Does the NIN tie-in now loom logical? Can we not see our beleaguered modern icon in a chalk striped Paul Smith suit slumped in the conference room of Isolar playing the "Closer" video over and over again. The legend is listening to the abrasive industrial chords, looking at Mark Romanek's fashionable but transgressive imagery , while checking out Trent Reznor's Soundscan sales figures and going... hmmmmm...

So what's commercial about all this nasty business on Outside, anyway? The splattered image of Bowie on the CD cover, the cheap photo-shop Impressionism -- Virgin must have loved that move. Outside's ingredients: Bowie fronting several personas and voices, music that is neither rock or hip-hop or jazz or rave or R & B but a suitably Eno-esque scramble of found ideas, many of them deservedly nameless. Add to that, a sustained narrative line about a child murder done in the name of art and acute racial consciousness spurting around the accused murderer. And so its a decadent world in Outside- where the main skin color is blue-black and the body temperature way below "0". Its all slashes, gashes and a red cloud of pain. There are no emotional connections to be made to the artist, he's but another representation in a post- photo-shop landscape of warped figurines that upon inspection reveal themselves as porcelain illusions.

Its certainly an "intelligent" endeavor but as narrative construct Angels In America- it ain't. All that verbiage , all that posturing, all that off-center music, what's that got to do with my life in the here and now? Snoop Doggy Dog sent chills down the spine when he did his thing because he was really working a murderous brand of glamour.

It begins to register though as we sink deeper into the CD that Outside:The Nathan Adler Diaries, A Hypercycle- is in a strange way a conceptualist suicide note. 90's Bowie is gleefully carving up 80's Bowie and its a fascinating spectacle. Bowie delights in a self flagellation that becomes self-laceration and this album is the sound of a very deliberate man slitting his own throat and treating us to the gurgle and hiss of his death rattle. Its genius that he can so boldly put his milliennialist angst on display ("All's well: the twentieth century dies"). That's what makes a star a star, the ability to make yourself as intersting to other people as you are to yourself.

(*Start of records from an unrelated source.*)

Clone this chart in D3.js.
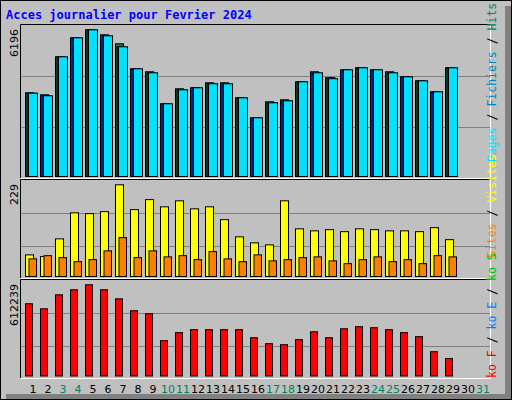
<!DOCTYPE html><html><head><meta charset="utf-8"><script src="https://cdn.jsdelivr.net/npm/d3@7"></script>
<style>body{margin:0;background:#fff}</style></head><body><svg id="c" width="512" height="400"></svg><script>
const days=d3.range(1,32);
const weekend=[3,4,10,11,17,18,24,25,31];
const hits=[3535,3451,5056,5859,6196,5985,5605,4549,4423,3071,3704,3747,3958,3958,3324,2480,3155,3240,4000,4423,4169,4507,4592,4507,4423,4211,4042,3578,4592];
const files=[3519,3409,5056,5859,6196,5943,5479,4549,4380,3071,3662,3747,3916,3916,3324,2480,3113,3198,4000,4380,4169,4507,4592,4507,4380,4211,4042,3578,4592];
const pages=[3519,3409,5056,5859,6196,5943,5479,4549,4380,3071,3662,3747,3916,3916,3324,2480,3113,3198,4000,4380,4130,4507,4592,4507,4380,4211,4042,3578,4592];
const visits=[54,50,94,159,157,162,229,167,192,174,189,169,174,142,99,84,79,189,119,114,117,112,119,117,114,114,112,122,92];
const sites=[44,52,47,37,42,64,97,47,64,49,52,42,62,44,37,54,39,42,47,49,39,32,42,49,37,42,32,52,49];
const kbytes=[485000,451000,545000,579000,612239,579000,518000,438000,418000,237000,291000,311000,311000,311000,311000,257000,217000,210000,244000,297000,257000,317000,331000,324000,311000,291000,264000,163000,117000];
const svg=d3.select("#c");
svg.append("rect").attr("x",0.5).attr("y",0.5).attr("width",511).attr("height",399).attr("fill","#c0c0c0").attr("stroke","#000");
svg.append("rect").attr("x",505).attr("y",6).attr("width",6).attr("height",393).attr("fill","#808080");
svg.append("rect").attr("x",6).attr("y",394).attr("width",505).attr("height",5).attr("fill","#808080");
svg.append("text").attr("x",6).attr("y",19).text("Acces journalier pour Fevrier 2024").attr("font-family","DejaVu Sans Mono").attr("font-weight","bold").attr("font-size",12).attr("fill","#0000ff");
const x=d3.scaleLinear().domain([1,31]).range([33,483]);
function panel(y0,y1,grids){
  svg.append("rect").attr("x",20.5).attr("y",y0+.5).attr("width",470).attr("height",y1-y0).attr("fill","#c0c0c0");
  grids.forEach(g=>svg.append("line").attr("x1",21).attr("x2",490).attr("y1",g).attr("y2",g).attr("stroke","#808080"));
  svg.append("path").attr("d",`M20.5,${y1}V${y0+.5}H490.5`).attr("stroke","#000").attr("fill","none");
  svg.append("path").attr("d",`M20.5,${y1+.5}H490.5V${y0+.5}`).attr("stroke","#fff").attr("fill","none");
}
panel(24,178,[76.5,127.5]);panel(179,278,[213.5,246.5]);panel(279,378,[313.5,346.5]);
function bars(data,ys,off,w,col){
  svg.append("g").selectAll("rect").data(data).join("rect")
   .attr("x",(d,i)=>x(i+1)+off+.5).attr("y",d=>ys(d)+.5).attr("width",w).attr("height",d=>ys.range()[0]-ys(d))
   .attr("fill",col).attr("stroke","#000");
}
const y1=d3.scaleLinear().domain([0,6196]).range([176,29.3]);
bars(hits,y1,-8,8,"#008060");bars(files,y1,-6.5,8,"#0040ff");bars(pages,y1,-5,9,"#00e0ff");
const y2=d3.scaleLinear().domain([0,229]).range([276,184.3]);
bars(visits,y2,-8,8,"#ffff00");bars(sites,y2,-4.5,7.5,"#ff8000");
const y3=d3.scaleLinear().domain([0,612239]).range([375.5,284.3]);
bars(kbytes,y3,-8,7,"#ff0000");
svg.append("g").selectAll("text").data(days).join("text").attr("x",d=>x(d)).attr("y",393).attr("text-anchor","middle")
 .attr("font-family","DejaVu Sans").attr("font-size",11).attr("fill",d=>weekend.includes(d)?"#008060":"#000").text(d=>d);
function vlab(txt,yTop){svg.append("text").attr("transform",`translate(18,${yTop}) rotate(-90)`).attr("text-anchor","end")
 .attr("font-family","DejaVu Sans").attr("font-size",11).text(txt);}
vlab("6196",29);vlab("229",184);vlab("612239",284);
function rlab(parts,yBottom){const t=svg.append("text").attr("transform",`translate(496,${yBottom}) rotate(-90)`)
 .attr("font-family","DejaVu Sans Mono").attr("font-size",11.5);
 parts.forEach(p=>t.append("tspan").attr("fill",p[1]).text(p[0]));}
const sl="#000";
rlab([["Pages","#00e0ff"],[" / ",sl],["Fichiers","#0080c0"],[" / ",sl],["Hits","#008060"]],162);
rlab([["Sites","#ff8000"],[" / ",sl],["Visites","#ffff00"]],258);
rlab([["ko F","#ff0000"],[" / ",sl],["ko E","#0080ff"],[" / ",sl],["ko S","#00c000"]],378);
</script></body></html>
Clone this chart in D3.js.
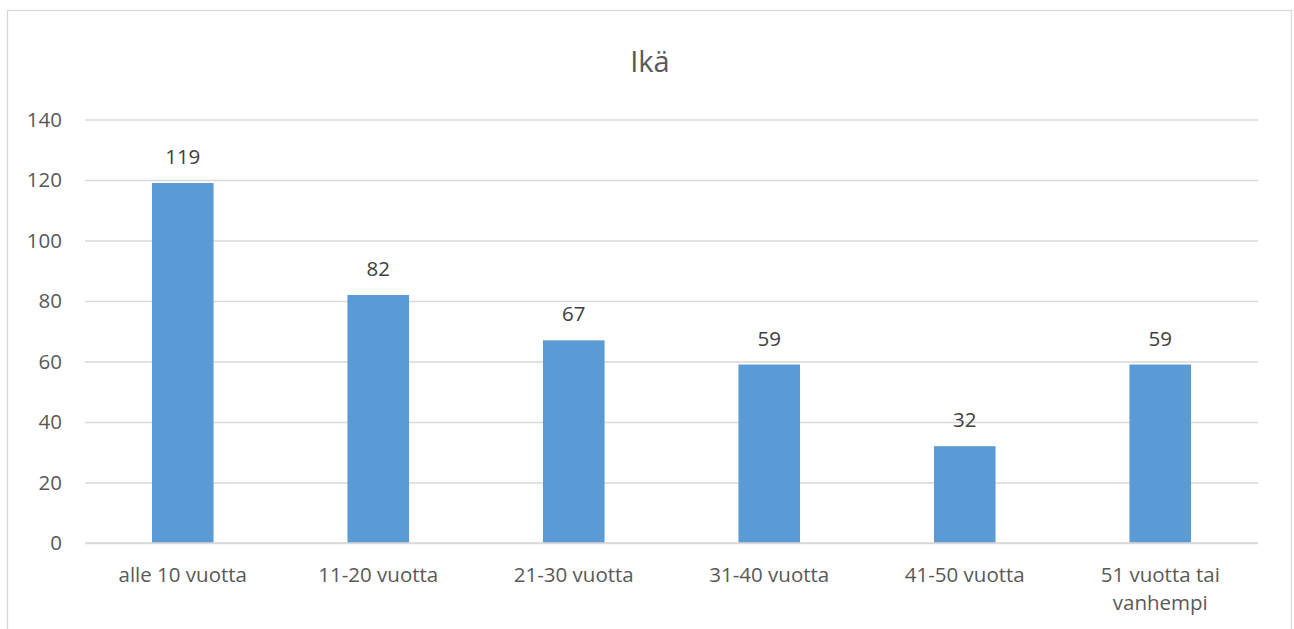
<!DOCTYPE html>
<html>
<head>
<meta charset="utf-8">
<script src="https://cdn.jsdelivr.net/npm/d3@7"></script>
<style>
  body { margin: 0; background: #fff; }
  svg { display: block; font-family: "Open Sans", sans-serif; }
</style>
</head>
<body>
<div id="chart"></div>
<script>
// Data
const categories = ['alle 10 vuotta', '11-20 vuotta', '21-30 vuotta', '31-40 vuotta', '41-50 vuotta', '51 vuotta tai vanhempi'];
const values = [119, 82, 67, 59, 32, 59];
const yTicks = [0, 20, 40, 60, 80, 100, 120, 140];
const chartTitle = 'Ikä';

const width = 1294;
const height = 629;

const plotLeft = 85;
const plotRight = 1258;
const plotTop = 119.5;
const plotBottom = 543;
const fontSize = '20.5px';

const svg = d3.select('#chart').append('svg')
  .attr('width', width)
  .attr('height', height);

// Frame
svg.append('rect')
  .attr('x', 7.5)
  .attr('y', 10.5)
  .attr('width', 1284)
  .attr('height', 660)
  .attr('fill', '#fff')
  .attr('stroke', '#d9d9d9')
  .attr('stroke-width', 1.3);

// Title
svg.append('text')
  .attr('x', 650)
  .attr('y', 72)
  .attr('text-anchor', 'middle')
  .attr('fill', '#595959')
  .style('font-size', '29px')
  .text(chartTitle);

// Scales
const x = d3.scaleBand()
  .domain(categories)
  .range([plotLeft, plotRight])
  .paddingInner(0.685)
  .paddingOuter(0.3425);

const y = d3.scaleLinear()
  .domain([0, 140])
  .range([plotBottom, plotTop]);

// Y axis with gridlines
const yAxis = d3.axisLeft(y)
  .tickValues(yTicks)
  .tickSize(-(plotRight - plotLeft))
  .tickPadding(23);

const gy = svg.append('g')
  .attr('transform', `translate(${plotLeft},0)`)
  .call(yAxis);
gy.select('.domain').remove();
gy.selectAll('.tick line').attr('stroke', '#d9d9d9').attr('stroke-width', 1.5);
gy.selectAll('.tick text')
  .attr('fill', '#595959')
  .style('font-size', fontSize)
  .style('font-family', '"Open Sans", sans-serif');

// Bars
svg.selectAll('rect.bar')
  .data(values)
  .enter()
  .append('rect')
  .attr('class', 'bar')
  .attr('x', (d, i) => x(categories[i]))
  .attr('y', (d) => y(d))
  .attr('width', x.bandwidth())
  .attr('height', (d) => plotBottom - y(d))
  .attr('fill', '#5b9bd5');

// Baseline over bars
svg.append('line')
  .attr('x1', plotLeft).attr('x2', plotRight)
  .attr('y1', y(0)).attr('y2', y(0))
  .attr('stroke', '#d9d9d9')
  .attr('stroke-width', 1.5);

// Data labels
svg.selectAll('text.label')
  .data(values)
  .enter()
  .append('text')
  .attr('class', 'label')
  .attr('x', (d, i) => x(categories[i]) + x.bandwidth() / 2)
  .attr('y', (d) => y(d) - 19)
  .attr('text-anchor', 'middle')
  .attr('fill', '#404040')
  .style('font-size', fontSize)
  .text((d) => d);

// Category labels (wrap long ones)
const xAxis = d3.axisBottom(x).tickSize(0).tickPadding(0);
const gx = svg.append('g')
  .attr('transform', `translate(0,${plotBottom})`)
  .call(xAxis);
gx.select('.domain').remove();
gx.selectAll('.tick text').remove();
gx.selectAll('.tick').each(function (d) {
  const lines = d === '51 vuotta tai vanhempi' ? ['51 vuotta tai', 'vanhempi'] : [d];
  const t = d3.select(this).append('text')
    .attr('text-anchor', 'middle')
    .attr('fill', '#595959')
    .style('font-size', fontSize)
    .style('font-family', '"Open Sans", sans-serif');
  lines.forEach((l, i) => {
    t.append('tspan').attr('x', 0).attr('y', 39 + i * 28).text(l);
  });
});
</script>
</body>
</html>
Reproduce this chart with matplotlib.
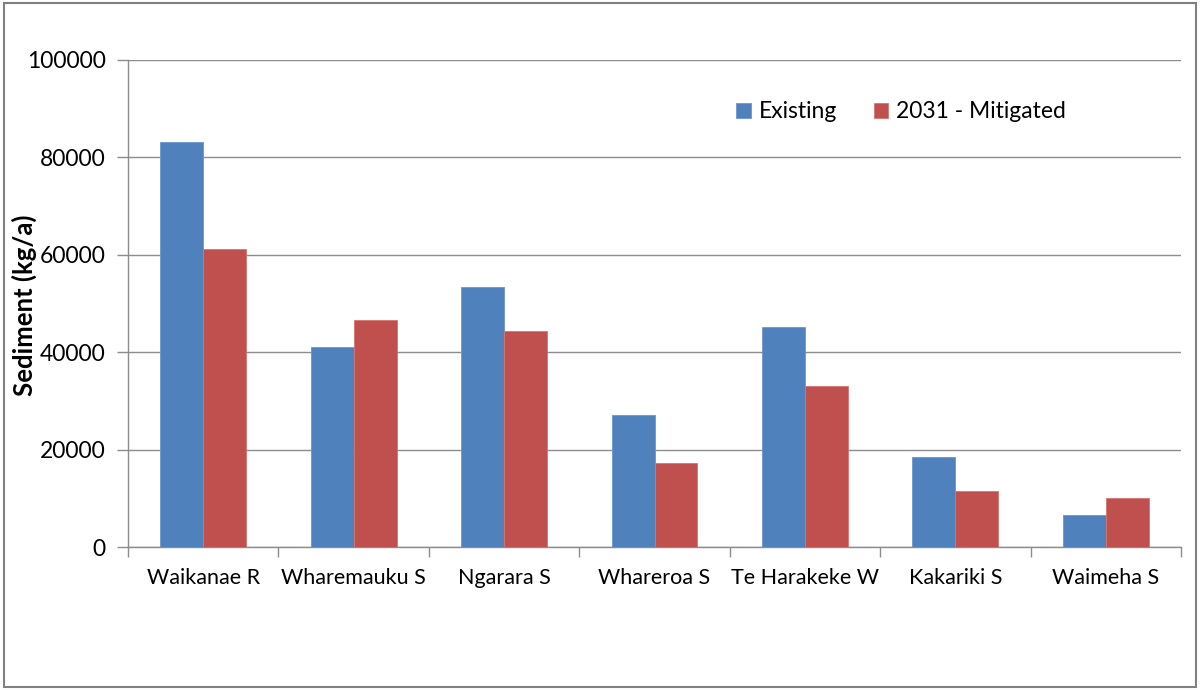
import matplotlib.pyplot as plt
import numpy as np
from matplotlib.patches import Rectangle
from matplotlib.ticker import MultipleLocator, FixedLocator

plt.rcParams['font.family'] = ['Lato', 'DejaVu Sans']

# data
sites = ["Waikanae R", "Wharemauku S", "Ngarara S", "Whareroa S",
         "Te Harakeke W", "Kakariki S", "Waimeha S"]
existing = [83100, 41000, 53400, 27200, 45200, 18400, 6500]
mitigated = [61100, 46700, 44400, 17200, 33100, 11400, 10000]
series_names = ["Existing", "2031 - Mitigated"]

blue = "#4F81BD"
red = "#C0504D"
grid_col = "#8c8c8c"

fig = plt.figure(figsize=(12, 6.9), dpi=100)
ax = fig.add_axes([128 / 1200, 1 - 547 / 690, (1181 - 128) / 1200, (547 - 60) / 690])

x = np.arange(len(sites))
w = 1 / 3.5
ax.bar(x - w / 2, existing, w, color=blue, edgecolor="#6b97cc", linewidth=0.6,
       label=series_names[0], zorder=3)
ax.bar(x + w / 2, mitigated, w, color=red, edgecolor="#d77470", linewidth=0.6,
       label=series_names[1], zorder=3)

ax.set_xlim(-0.5, len(sites) - 0.5)
ax.set_ylim(0, 100000)
ax.yaxis.set_major_locator(MultipleLocator(20000))
ax.grid(axis="y", color=grid_col, linewidth=1.0, zorder=0)

ax.set_xticks(x)
ax.set_xticklabels(sites, fontsize=15.5)
ax.xaxis.set_minor_locator(FixedLocator(np.arange(-0.5, len(sites), 1.0)))
ax.tick_params(axis="x", which="major", length=0, pad=15)
ax.tick_params(axis="x", which="minor", length=7, color=grid_col, width=1)
ax.tick_params(axis="y", length=8, color=grid_col, width=1, labelsize=16.5, pad=8)

for s in ["top", "right"]:
    ax.spines[s].set_visible(False)
for s in ["left", "bottom"]:
    ax.spines[s].set_color(grid_col)
    ax.spines[s].set_linewidth(1.0)

fig.text(24 / 1200, 1 - 305 / 690, "Sediment (kg/a)", rotation=90,
         ha="center", va="center", fontsize=18.5, fontweight="bold")

fig.legend(loc="center", bbox_to_anchor=(901 / 1200, 1 - 112 / 690), ncol=2,
           frameon=False, fontsize=16.5, handlelength=0.65, handleheight=0.65,
           handletextpad=0.35, columnspacing=1.6)

fig.patches.append(Rectangle((0.003, 0.004), 0.994, 0.992, transform=fig.transFigure,
                             fill=False, edgecolor="#808080", linewidth=1.5))

fig.savefig("out.png", dpi=100)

Nobody winnows in and out of recording studios for 30 years, singing and writing and arranging without developing an ineviable familarity with the medium. When that person is Bowie, those skills are not to be dismmissed. On "The Heart's Filthy Lessons" the emotional anomie is so true you realize this man is truly a brilliant soul singer in his own very Tuetonic way. The sound of his voice, the aural grain is distinctive and accomplished and majestically grim.

"Outside" heralds the passing of an era , the world of 70's fusion art-rock now being rendered extinct by a culture that's becoming fantastically sexual, surrealistically violent and hyper-technological. A time of Pink Floyd concept albums and tours (which is what this whole affair resembles visually and aurally) is giving way to the curious hyper-media world of information fetishism. . What Bowie has done, is something very important, something that has made him what he is today. He has pushed the envelope and plunged ahead bravely, making horrible mistakes on some tracks (e.g, the title piece) but on other tracks (A Small Plot Of Land, Hello Spaceboy) come up with a sound and an essence that could change the way the listener relates to music. This CD cannot be enjoyed passively, it demands a kind of mental inter-activity to undo its tangled puzzles .The shift Bowie evidences on Outside- is of a 70's conceptualist artist trying to map himself into the CD-Rom, multi-media, post-human kind of metaculture.

If you're that former lover who became alienated by the wholesome yet hopelessly muddled Bowie of this 80's and haven't bought a Bowie album since the turn of the 90's, your man's seeking reconciliation. Meet him halfway. There has never been anything like it (Except for a Pere Ubu here or a Captain Beefheart there) and trust us, this particular experiment will never be repeated again. Bowie provides here what he has always provided, poses and postures, concepts and conundrums, piercing intelligence and worst of all vaunted ambition. Call him corny, call him incoherent, call him pretentious but at least call him. He'll give you a heavy aura of "sans duras" (to be aristocratically at the end of one's line) and these days not every pop singer does that. Or even tries.